Overstated stickiness


A tale of Italian-American twitterpation


Published: May 20 2020, 01:01:am



Friday, January 22, 1988

MOONSTRUCK. Written by John Patrick Shanley. Music by Dick Hayman. Co-produced and directed by Norman Jewison. Running time: 102 minutes. Rated Mature with the B.C. Classifier’s warning: ''occasional coarse language and suggestive scenes.”

ORDINARILY, I CAN'T SAY enough good things about Norman Jewison. Talented and personable, the Toronto-born filmmaker is living proof that nice guys can finish first.
    A Canadian who's made it in the international movie business, he is currently the driving force behind the Toronto-based Centre for Advanced Film Studies.
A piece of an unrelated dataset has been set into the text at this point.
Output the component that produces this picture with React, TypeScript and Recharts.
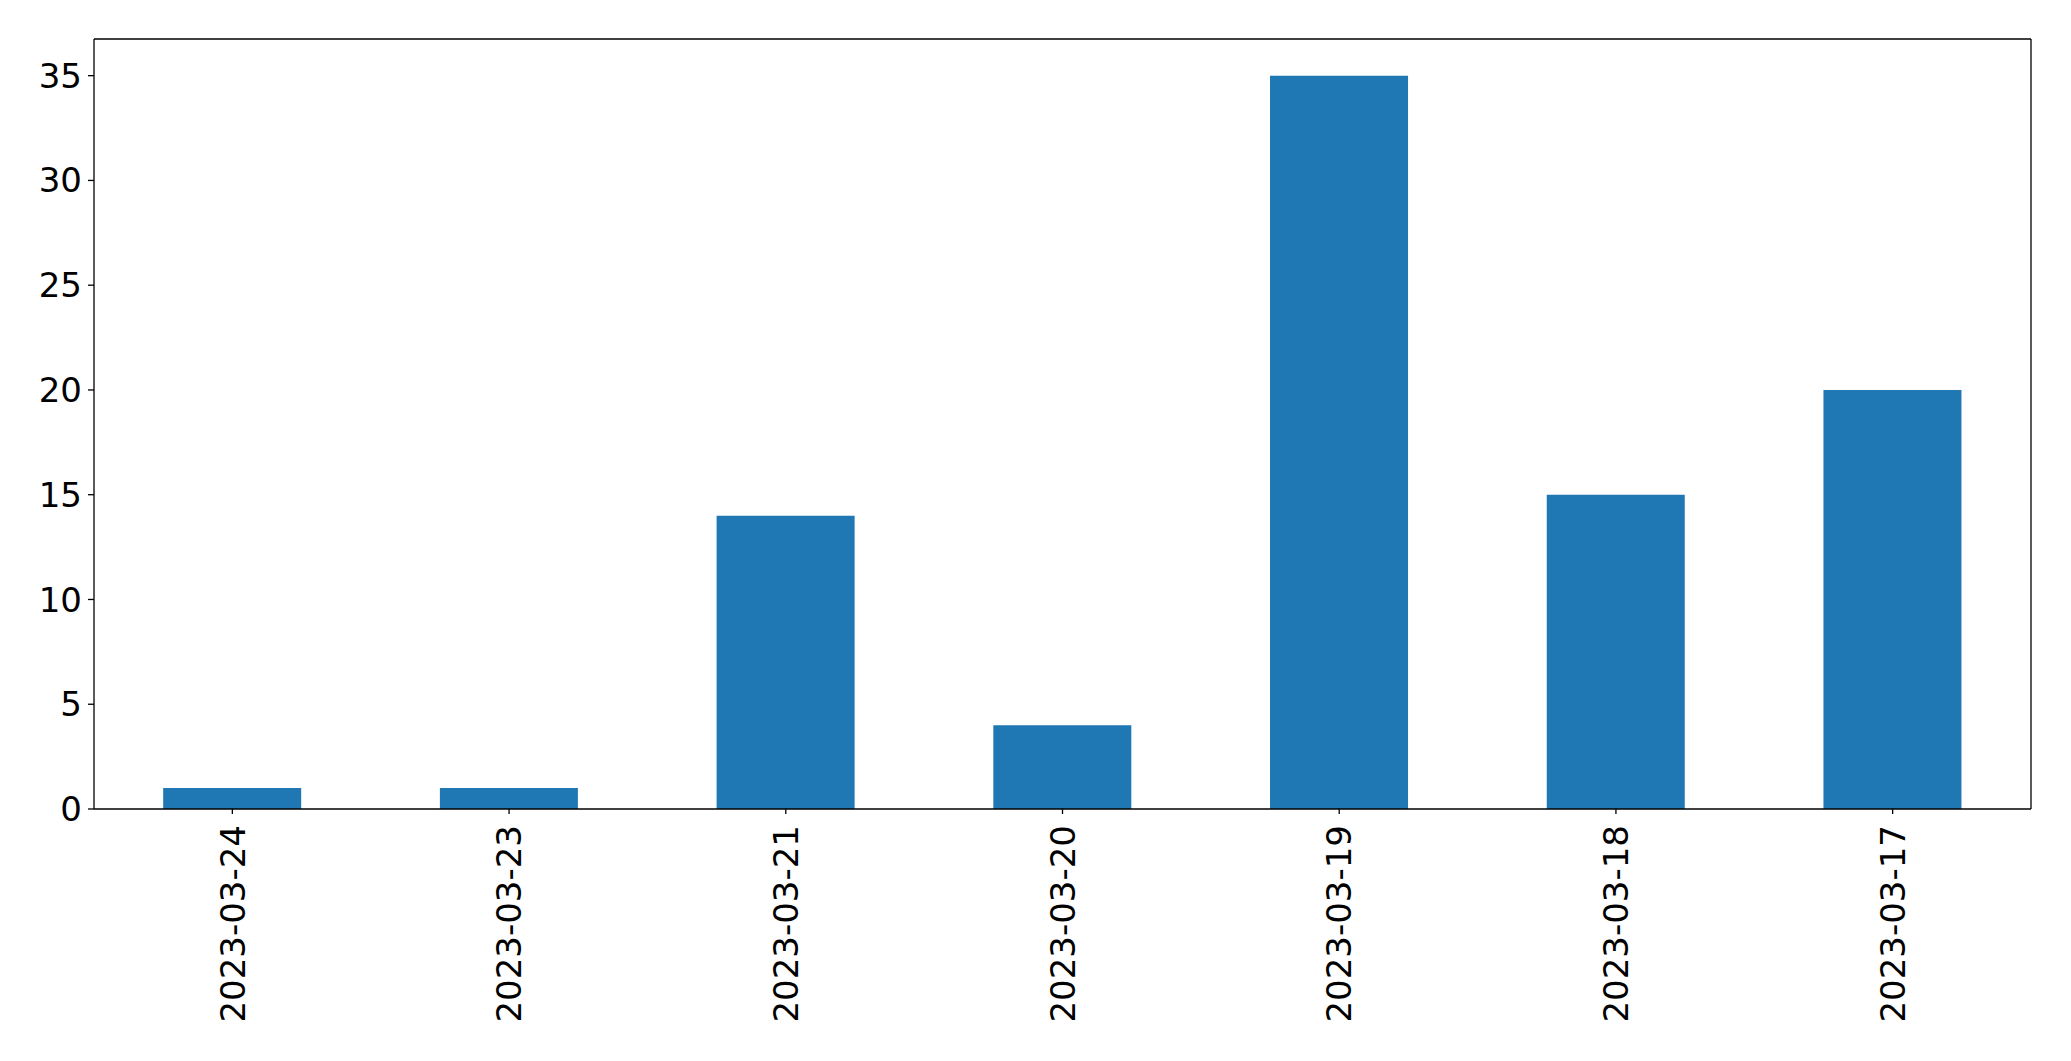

Intelligent and socially responsible, he also happens to be one of the all-time great directors of movie musicals.
    His Fiddler on the Roof (1971) is a classic, a superb example of stage-to-screen adaptation. His Jesus Christ Superstar (1973) is a work of genius, stimulating, original and one of my own favourite films ever.
    I really want to say good things about his current picture, Moonstruck. A tale of Italian-American twitterpation, it stars Cher as a Brooklyn widow who finds love despite a life of "bad luck.”
    I like Cher. Ever since she got serious about acting, she's been a real contender, a performer with genuine presence who makes a solid impression in any role she chooses to play.
    Even so, I cringed when Moonstruck opened with Dean Martin singing “That's Amore.”  Whenna da moon hittsa your eye likah bigga pizza pie, datssamore . . .
    I hate that song.
    When middle-aged John Anthony Cammareri (Danny Aiello) gets down on his knees in an Italian restaurant to propose marriage to 37-year-old Loretta Cappomaggi Castorini  (Cher), I cringed. The ethnic overstatement is so thick that it's sticky.
    When Nicolas Cage turns up as Johnny's crippled, self-pitying, opera-loving younger brother Ronny, I experienced a small revelation. I realized that what Sylvester Stallone does isn’t easy.
    That role needed a real Italian stallion. Cage just looks twerpy, a limp leftover from a bankrupt roadshow version of Westside Story.
    On the other hand, stage actress Olympia Dukakis is perfectly cast as Loretta’s world-weary mother Rose. Her looks and manner complement Cher’s so well that they really could be blood relations.
    The problem is John Patrick Shanley’s screenplay. I just could not get with his kitchen-sink romantic fantasy, his street-poetic dialogue, operatic attitudes and bombastic, mock-Mediterranean emotions.
    When I found myself paying more attention to automobile licence plates — most of the film was shot in Toronto — than its characters, I knew that Moonstruck had lost me. I was utterly indifferent to Loretta's fate.
    I found myself wondering if Jewison has seen Les Miserables, a musical project equal to his talents, and hoping that he'll take an interest in it, rather than another urban comedy.

    Until then, we’ll be stuck with Moonstruck.

The above is a restored version of a Province review by Michael Walsh originally published in 1988. For additional information on this archived material, please visit my FAQ.


Afterword: Moonstruck was Norman Jewison’s 18th feature film, and the first of his pictures that I actively disliked. As it turned out, the above review was very much a minority report. A 1987 Christmas release, Moonstruck was among the top-grossing movies of 1988. It received six Academy Award nominations, including Best Picture, Director (Jewison) and Supporting Actor (Vincent Gardenia). It won three, with Cher collecting the Best Actress trophy, while Olympia Dukakis took home the Supporting Actress prize and John Patrick Shanley the Original Screenplay award.
    For the California-born pop star-turned-actress, 1988 was probably her best movie year ever. In addition to winning her first (and only) Oscar, she was on view in two other features. She’d travelled to Toronto to shoot Moonstruck in early 1987, and stayed on to star in director Peter Yates’s thriller Suspect. In a darkly dramatic role, Cher played Washington D.C. public defender Kathleen Riley, who represents a homeless deaf-mute Vietnam veteran (Liam Neeson) accused of murder. Then it was off to Massachusetts, to work alongside Susan Sarandon and Michelle Pfeiffer in director George Miller’s comic horror-fantasy The Witches of Eastwick. In 1989, she was scheduled to return to Toronto for the filming of Mermaids. Originally announced as a Lasse Hallstrom project, it quickly morphed into a Frank Oz, then a Richard Benjamin picture, when its star just couldn’t get along with her Swedish-born director. The domestic comedy was ultimately shot in Massachusetts. Due to the COVID-19 pandemic, Cher is currently practicing social distancing in her Malibu mansion, where she turns 74 today (May 20).